PopUp Painting’s ‘artist of the week’ is Francis Bacon.
Francis Bacon (b.1909) was an Irish-born, British figurative painter known for his bold, grotesque and emotionally charged work.
The artist took inspiration from Surrealism, film, photography and the canon of Old Masters. Bacon’s distinctive style of painting that depicted the bleakness of the human condition struck a chord in Post-War Britain and won the artist recognition as one of the most important and poignant artists of the avant-garde. Much of Bacon’s work focused on portraits of lone figures painted in a painterly, abstract manner with a flat nondescript background. Often the figures were housed inside steel cages, adding an existentialist feeling to the works. Despite this bleak outlook, the artist was known as being highly sociable and charismatic, moving in the social circles of the trendy Soho of the Sixties. The artist used many of the friends and acquaintances he met along the way as subjects to paint. Bacon often worked in series and many of his works came in the format of triptychs and diptychs.
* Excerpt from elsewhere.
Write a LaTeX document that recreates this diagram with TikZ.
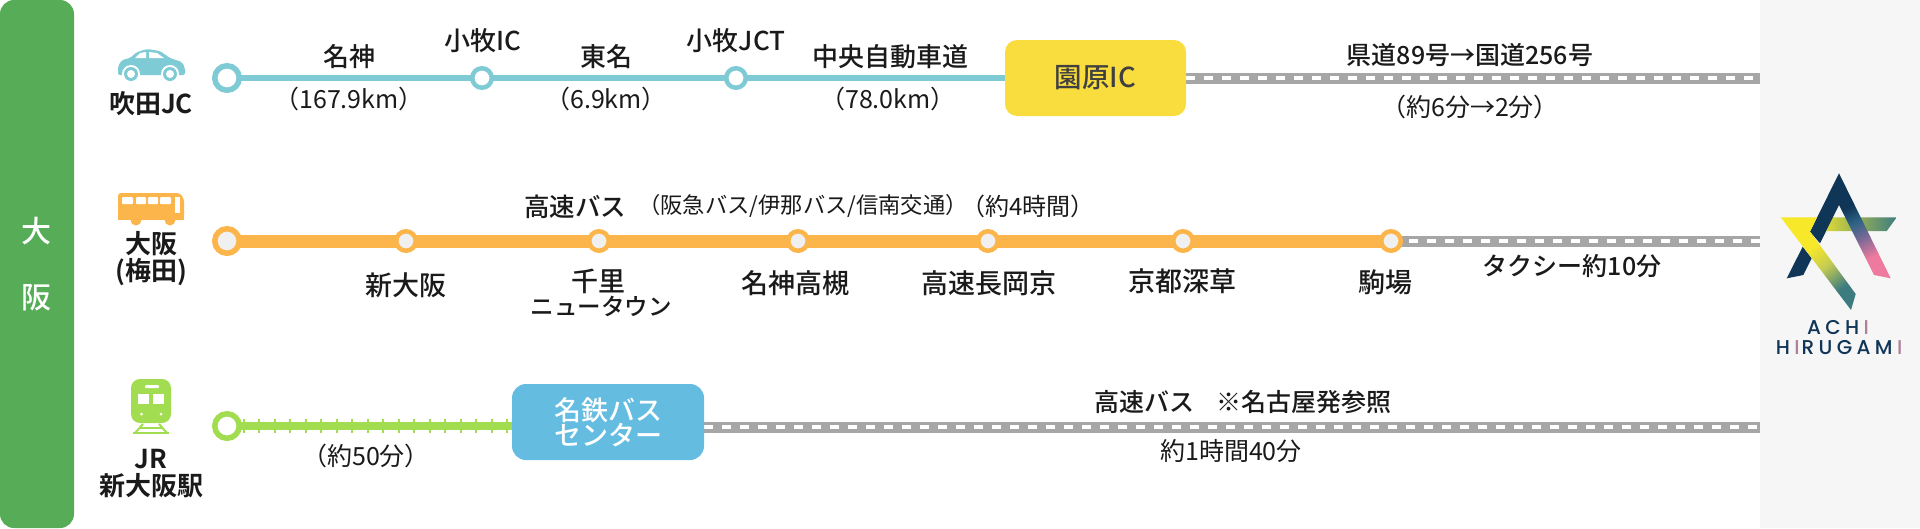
\documentclass[tikz,border=0pt]{standalone}
\usepackage{fontspec}
\setmainfont{Noto Sans CJK JP}
\newfontfamily\jpm{Noto Sans CJK JP Medium}
\newfontfamily\jpb{Noto Sans CJK JP Bold}
\newfontfamily\logofont[LetterSpace=22]{Poppins Medium}
\newcommand{\szpx}[1]{\fontsize{#1}{#1}\selectfont}
\newcommand{\logoI}{\kern0.22em\textcolor{lgi}{I}}
\definecolor{panelbar}{HTML}{56AC57}
\definecolor{teal}{HTML}{7FCBD5}
\definecolor{orng}{HTML}{FBB54A}
\definecolor{lime}{HTML}{A2DC50}
\definecolor{roadg}{HTML}{A6A6A6}
\definecolor{yel}{HTML}{F9DC3E}
\definecolor{sky}{HTML}{64BDE0}
\definecolor{ink}{HTML}{1A1A1A}
\definecolor{navy}{HTML}{0F3557}
\definecolor{lgy}{HTML}{F8E82A}
\definecolor{lgo}{HTML}{C4CB52}
\definecolor{lgt}{HTML}{3C7C80}
\definecolor{lgm}{HTML}{2F6485}
\definecolor{lgv}{HTML}{7A6A96}
\definecolor{lgp}{HTML}{EE7AA0}
\definecolor{lgi}{HTML}{B08098}
\pgfdeclareverticalshading{legshade}{100bp}{color(0bp)=(lgp); color(32bp)=(lgp); color(44bp)=(lgv); color(54bp)=(lgm); color(64bp)=(navy); color(100bp)=(navy)}
\pgfdeclareverticalshading{stripeshade}{100bp}{color(0bp)=(lgt); color(30bp)=(lgt); color(46bp)=(lgo); color(60bp)=(lgy); color(100bp)=(lgy)}
\pgfdeclarelayer{lines}
\pgfsetlayers{lines,main}
\tikzset{
  lab/.style={inner sep=0,text=ink,font=\jpm\szpx{26}},
  labrow/.style={inner sep=0,text=ink,font=\jpm\szpx{27}},
  labtop/.style={inner sep=0,text=ink,font=\jpm\szpx{25}},
  sub/.style={inner sep=0,text=ink,font=\szpx{25}},
  place/.style={inner sep=0,align=center,text=ink,font=\jpb\szpx{26}},
  bigstop/.style={circle,draw=#1,line width=5.5pt,fill=white,minimum size=24.5pt,inner sep=0},
  smallstop/.style={circle,draw=#1,line width=4.5pt,fill=white,minimum size=19.5pt,inner sep=0},
  bigstopo/.style={circle,draw=orng,line width=5.5pt,fill=black!6,minimum size=24.5pt,inner sep=0},
  smallstopo/.style={circle,draw=orng,line width=4.5pt,fill=black!6,minimum size=19.5pt,inner sep=0},
  roadbed/.style={draw=roadg,line width=11pt},
  roaddash/.style={draw=white,line width=3.5pt,dash pattern=on 9pt off 9pt},
}
\begin{document}
\begin{tikzpicture}[x=1pt,y=-1pt]
\useasboundingbox (0,0) rectangle (1920,528);
% panels
\fill[black!3.5] (1760,0) rectangle (1920,528);
\fill[panelbar,rounded corners=14pt] (0,0) rectangle (74,528);
\node[inner sep=0,text=white,font=\jpm\szpx{30}] (osaka1) at (36,231) {大};
\node[inner sep=0,text=white,font=\jpm\szpx{30}] (osaka2) at (36,298) {阪};

% ---------- row 1
\coordinate (e1) at (1760,78);
\node[bigstop=teal] (s1) at (227,78) {};
\node[smallstop=teal] (ic) at (482,78) {};
\node[smallstop=teal] (jct) at (736,78) {};
\node[fill=yel,rounded corners=12pt,minimum width=181pt,minimum height=76pt,inner sep=0,text=black!75,font=\jpm\szpx{27.5}] (sono) at (1095.5,78) {園原IC};
\begin{pgfonlayer}{lines}
\draw[teal,line width=6pt] (s1.center) -- (ic.center);
\draw[teal,line width=6pt] (ic.center) -- (jct.center);
\draw[teal,line width=6pt] (jct.center) -- (sono.center);
\draw[roadbed] (sono.east) -- (e1);
\draw[roaddash] (sono.east) -- (e1);
\end{pgfonlayer}
\node[lab] (t1) at (349,57) {名神};
\node[lab] (t2) at (483,41) {小牧IC};
\node[lab] (t3) at (606,57) {東名};
\node[lab] (t4) at (736,41) {小牧JCT};
\node[lab] (t5) at (890,57) {中央自動車道};
\node[sub] (d1) at (349,99) {（167.9km）};
\node[sub] (d2) at (606,99) {（6.9km）};
\node[sub] (d3) at (888,99) {（78.0km）};
\node[labtop] (t6) at (1470,55) {県道89号→国道256号};
\node[sub] (d4) at (1470,107) {（約6分→2分）};
\node[place] (p1) at (151,104) {吹田JC};
% car icon
\fill[teal,rounded corners=2pt] (118,75) -- (118,66) -- (122,60) -- (130,58) -- (137,52) -- (147,49) -- (160,51) -- (170,58) -- (182,62) -- (185,68) -- (185,75) -- cycle;
\fill[white] (135,58) -- (140,53) -- (146,52) -- (146,58) -- cycle;
\fill[white] (149,52) -- (157,53) -- (164,58) -- (149,58) -- cycle;
\foreach \wx in {131,170}{
  \fill[white] (\wx,74) circle (9);
  \fill[teal] (\wx,74) circle (7);
  \fill[white] (\wx,74) circle (4);
}

% ---------- row 2
\coordinate (e2) at (1760,241);
\node[bigstopo] (s2) at (227,241) {};
\node[smallstopo] (b1) at (406,241) {};
\node[smallstopo] (b2) at (599,241) {};
\node[smallstopo] (b3) at (798,241) {};
\node[smallstopo] (b4) at (988,241) {};
\node[smallstopo] (b5) at (1183,241) {};
\node[smallstopo] (b6) at (1391,241) {};
\begin{pgfonlayer}{lines}
\draw[orng,line width=13pt] (s2.center) -- (b1.center);
\draw[orng,line width=13pt] (b1.center) -- (b2.center);
\draw[orng,line width=13pt] (b2.center) -- (b3.center);
\draw[orng,line width=13pt] (b3.center) -- (b4.center);
\draw[orng,line width=13pt] (b4.center) -- (b5.center);
\draw[orng,line width=13pt] (b5.center) -- (b6.center);
\draw[roadbed] (b6.center) -- (e2);
\draw[roaddash] (b6.center) -- (e2);
\end{pgfonlayer}
\node[inner sep=0,text=ink,font=\jpm\szpx{25.5}] (u1) at (575,207) {高速バス};
\node[inner sep=0,text=ink,font=\szpx{22.3}] (u2) at (803,206) {（阪急バス/伊那バス/信南交通）};
\node[inner sep=0,text=ink,font=\szpx{24}] (u3) at (1028,206) {（約4時間）};
\node[labrow] (n1) at (406,285) {新大阪};
\node[labrow] (n2a) at (598,281) {千里};
\node[inner sep=0,text=ink,font=\jpm\szpx{23.5}] (n2b) at (601,306) {ニュータウン};
\node[labrow] (n3) at (795,283) {名神高槻};
\node[labrow] (n4) at (989,283) {高速長岡京};
\node[labrow] (n5) at (1182,281) {京都深草};
\node[labrow] (n6) at (1385,282) {駒場};
\node[labtop] (n7) at (1572,266) {タクシー約10分};
\node[place] (p2) at (151,259) {大阪\\[1pt](梅田)};
% bus icon
\fill[orng,rounded corners=3pt] (118,219) -- (118,193) -- (180,193) -- (184,199) -- (184,219) -- cycle;
\fill[orng] (118,216) rectangle (184,219.5);
\fill[orng] (136,220) circle (5.5);
\fill[orng] (170,220) circle (5.5);
\fill[white,rounded corners=1pt] (122,197) rectangle (133,204);
\fill[white,rounded corners=1pt] (136,197) rectangle (146,204);
\fill[white,rounded corners=1pt] (148,197) rectangle (158,204);
\fill[white,rounded corners=1pt] (160,197) rectangle (171,204);
\fill[white] (175,197) rectangle (180,213);

% ---------- row 3
\coordinate (e3) at (1760,427);
\node[bigstop=lime] (s3) at (227,426) {};
\node[fill=sky,rounded corners=14pt,minimum width=192pt,minimum height=76pt,inner sep=0,align=center,text=white,font=\jpm\szpx{27}] (meitetsu) at (608,422) {名鉄バス\\[-2pt]センター};
\begin{pgfonlayer}{lines}
\draw[lime,line width=8pt] (s3.center) -- (meitetsu.center |- s3);
\draw[lime,line width=14pt,dash pattern=on 2pt off 13.5pt] (s3.center) -- (meitetsu.west |- s3);
\draw[roadbed] (meitetsu.east |- e3) -- (e3);
\draw[roaddash] (meitetsu.east |- e3) -- (e3);
\end{pgfonlayer}
\node[labtop] (v1) at (1243,402) {高速バス\hspace{0.9em}※名古屋発参照};
\node[sub] (v2) at (1231,451) {約1時間40分};
\node[sub] (v3) at (366,456) {（約50分）};
\node[place] (p3) at (151,474) {JR\\[1pt]新大阪駅};
% train icon
\fill[lime,rounded corners=9pt] (131,423) -- (131,379) -- (171,379) -- (171,423) -- cycle;
\fill[white,rounded corners=1pt] (145,385) rectangle (159,388);
\fill[white] (138,394) rectangle (149,404);
\fill[white] (153,394) rectangle (164,404);
\fill[white] (141.5,414) circle (1.5);
\fill[white] (161,414) circle (1.5);
\draw[lime,line width=2pt] (143,424) -- (135,433);
\draw[lime,line width=2pt] (159,424) -- (167,433);
\draw[lime,line width=2pt] (133,433) -- (169,433);
\draw[lime,line width=2pt] (139,428) -- (163,428);

% ---------- logo
\shade[left color=lgy!85!lgt,right color=lgt] (1826,231) -- (1830,217.3) -- (1896.7,217.3) -- (1886.7,231) -- cycle;
\fill[navy] (1839,173.3) -- (1839,205) -- (1820,243.3) -- (1810,231.7) -- cycle;
\fill[navy] (1802.7,246.7) -- (1811.7,258.3) -- (1803.3,275) -- (1786.7,278.3) -- cycle;
\shade[shading=legshade,shading angle=26] (1839,173.3) -- (1890.7,278.3) -- (1874,275) -- (1839,205) -- cycle;
\shade[shading=stripeshade,shading angle=37] (1780.7,217.3) -- (1817,217.3) -- (1810,231.7) -- (1855.7,294) -- (1851,310) -- cycle;
\node[inner sep=0,text=navy,font=\logofont\szpx{20}] (logo1) at (1838,328) {ACH\logoI};
\node[inner sep=0,text=navy,font=\logofont\szpx{20}] (logo2) at (1839,348) {H\logoI\kern0.1em RUGAM\logoI};
\end{tikzpicture}
\end{document}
From 1971, following the suicide of his partner George Dyer, Bacon’s work became even more sombre, inward-looking and preoccupied with the passage of time and death. The artist himself died in 1992. A preserved version of Francis Bacon’s studio is permanently on show at the Hugh Lane Gallery, Dublin, Ireland.
In 2013 ‘Three Studies of Lucien Freud’ set the world record as the most expensive piece of art sold at auction, selling for $142,405,000, until exceeded by the sale of a Picasso in 2015.